— Start of Stored data —
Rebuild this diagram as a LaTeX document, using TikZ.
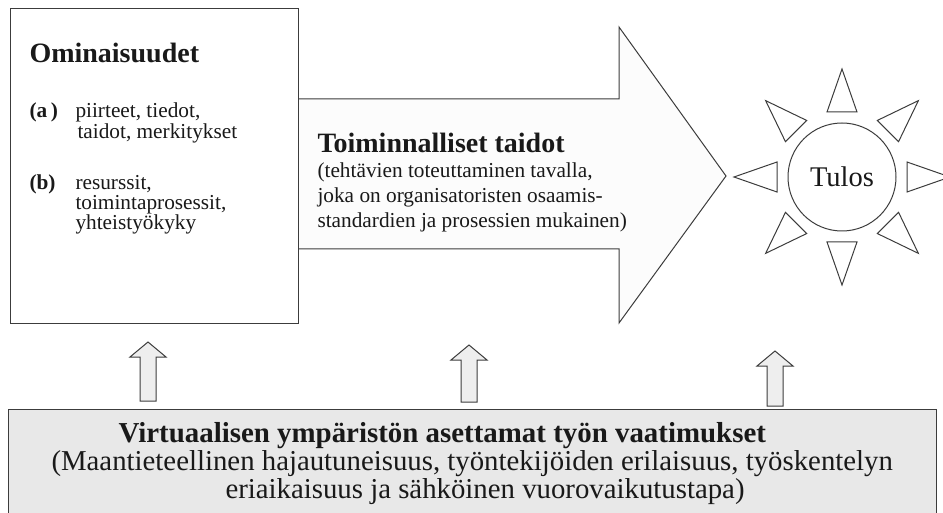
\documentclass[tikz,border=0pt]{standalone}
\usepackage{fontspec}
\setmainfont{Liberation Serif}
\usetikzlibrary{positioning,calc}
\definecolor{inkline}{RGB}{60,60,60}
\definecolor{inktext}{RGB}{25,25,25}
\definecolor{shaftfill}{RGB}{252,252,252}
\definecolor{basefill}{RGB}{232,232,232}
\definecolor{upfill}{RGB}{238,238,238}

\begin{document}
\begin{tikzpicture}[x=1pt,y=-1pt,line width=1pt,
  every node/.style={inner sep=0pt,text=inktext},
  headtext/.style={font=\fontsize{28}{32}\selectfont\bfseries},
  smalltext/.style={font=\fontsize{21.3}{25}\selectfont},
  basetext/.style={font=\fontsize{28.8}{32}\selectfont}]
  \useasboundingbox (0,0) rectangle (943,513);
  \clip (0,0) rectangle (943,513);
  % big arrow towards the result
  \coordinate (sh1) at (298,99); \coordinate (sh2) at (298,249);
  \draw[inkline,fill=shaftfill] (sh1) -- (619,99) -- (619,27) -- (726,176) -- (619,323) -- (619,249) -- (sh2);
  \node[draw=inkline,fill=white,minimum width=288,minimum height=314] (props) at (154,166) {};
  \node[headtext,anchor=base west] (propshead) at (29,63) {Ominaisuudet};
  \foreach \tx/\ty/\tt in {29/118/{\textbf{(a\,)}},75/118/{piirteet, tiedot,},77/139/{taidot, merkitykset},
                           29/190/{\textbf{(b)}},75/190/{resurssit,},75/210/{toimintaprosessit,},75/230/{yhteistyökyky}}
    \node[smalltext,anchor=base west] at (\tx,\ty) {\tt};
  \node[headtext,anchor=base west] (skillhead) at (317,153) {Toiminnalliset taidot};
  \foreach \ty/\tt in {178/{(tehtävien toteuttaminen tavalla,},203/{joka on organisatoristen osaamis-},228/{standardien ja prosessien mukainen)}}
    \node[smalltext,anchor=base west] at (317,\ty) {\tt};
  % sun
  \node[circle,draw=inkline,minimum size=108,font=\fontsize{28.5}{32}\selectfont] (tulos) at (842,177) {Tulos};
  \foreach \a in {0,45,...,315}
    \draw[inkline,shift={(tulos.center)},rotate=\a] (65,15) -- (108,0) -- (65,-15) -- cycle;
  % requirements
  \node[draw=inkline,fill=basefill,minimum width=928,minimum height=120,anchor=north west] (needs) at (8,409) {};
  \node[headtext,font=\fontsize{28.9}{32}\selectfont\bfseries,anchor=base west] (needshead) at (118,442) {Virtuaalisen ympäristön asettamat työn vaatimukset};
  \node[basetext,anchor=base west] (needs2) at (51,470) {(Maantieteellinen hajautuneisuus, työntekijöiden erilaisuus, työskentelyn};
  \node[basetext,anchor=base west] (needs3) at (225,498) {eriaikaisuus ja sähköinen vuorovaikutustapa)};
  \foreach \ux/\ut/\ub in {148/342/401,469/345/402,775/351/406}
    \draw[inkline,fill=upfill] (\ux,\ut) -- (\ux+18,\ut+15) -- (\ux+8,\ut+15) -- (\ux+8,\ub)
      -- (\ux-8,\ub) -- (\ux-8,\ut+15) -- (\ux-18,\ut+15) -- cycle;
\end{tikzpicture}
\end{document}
— End of Stored data —
▸ **What the task requires**: Copy the whole listing above word for word but do not carry over the pictures.

▸ **Output of the task**:
Rebuild this diagram as a LaTeX document, using TikZ.
\documentclass[tikz,border=0pt]{standalone}
\usepackage{fontspec}
\setmainfont{Liberation Serif}
\usetikzlibrary{positioning,calc}
\definecolor{inkline}{RGB}{60,60,60}
\definecolor{inktext}{RGB}{25,25,25}
\definecolor{shaftfill}{RGB}{252,252,252}
\definecolor{basefill}{RGB}{232,232,232}
\definecolor{upfill}{RGB}{238,238,238}

\begin{document}
\begin{tikzpicture}[x=1pt,y=-1pt,line width=1pt,
  every node/.style={inner sep=0pt,text=inktext},
  headtext/.style={font=\fontsize{28}{32}\selectfont\bfseries},
  smalltext/.style={font=\fontsize{21.3}{25}\selectfont},
  basetext/.style={font=\fontsize{28.8}{32}\selectfont}]
  \useasboundingbox (0,0) rectangle (943,513);
  \clip (0,0) rectangle (943,513);
  % big arrow towards the result
  \coordinate (sh1) at (298,99); \coordinate (sh2) at (298,249);
  \draw[inkline,fill=shaftfill] (sh1) -- (619,99) -- (619,27) -- (726,176) -- (619,323) -- (619,249) -- (sh2);
  \node[draw=inkline,fill=white,minimum width=288,minimum height=314] (props) at (154,166) {};
  \node[headtext,anchor=base west] (propshead) at (29,63) {Ominaisuudet};
  \foreach \tx/\ty/\tt in {29/118/{\textbf{(a\,)}},75/118/{piirteet, tiedot,},77/139/{taidot, merkitykset},
                           29/190/{\textbf{(b)}},75/190/{resurssit,},75/210/{toimintaprosessit,},75/230/{yhteistyökyky}}
    \node[smalltext,anchor=base west] at (\tx,\ty) {\tt};
  \node[headtext,anchor=base west] (skillhead) at (317,153) {Toiminnalliset taidot};
  \foreach \ty/\tt in {178/{(tehtävien toteuttaminen tavalla,},203/{joka on organisatoristen osaamis-},228/{standardien ja prosessien mukainen)}}
    \node[smalltext,anchor=base west] at (317,\ty) {\tt};
  % sun
  \node[circle,draw=inkline,minimum size=108,font=\fontsize{28.5}{32}\selectfont] (tulos) at (842,177) {Tulos};
  \foreach \a in {0,45,...,315}
    \draw[inkline,shift={(tulos.center)},rotate=\a] (65,15) -- (108,0) -- (65,-15) -- cycle;
  % requirements
  \node[draw=inkline,fill=basefill,minimum width=928,minimum height=120,anchor=north west] (needs) at (8,409) {};
  \node[headtext,font=\fontsize{28.9}{32}\selectfont\bfseries,anchor=base west] (needshead) at (118,442) {Virtuaalisen ympäristön asettamat työn vaatimukset};
  \node[basetext,anchor=base west] (needs2) at (51,470) {(Maantieteellinen hajautuneisuus, työntekijöiden erilaisuus, työskentelyn};
  \node[basetext,anchor=base west] (needs3) at (225,498) {eriaikaisuus ja sähköinen vuorovaikutustapa)};
  \foreach \ux/\ut/\ub in {148/342/401,469/345/402,775/351/406}
    \draw[inkline,fill=upfill] (\ux,\ut) -- (\ux+18,\ut+15) -- (\ux+8,\ut+15) -- (\ux+8,\ub)
      -- (\ux-8,\ub) -- (\ux-8,\ut+15) -- (\ux-18,\ut+15) -- cycle;
\end{tikzpicture}
\end{document}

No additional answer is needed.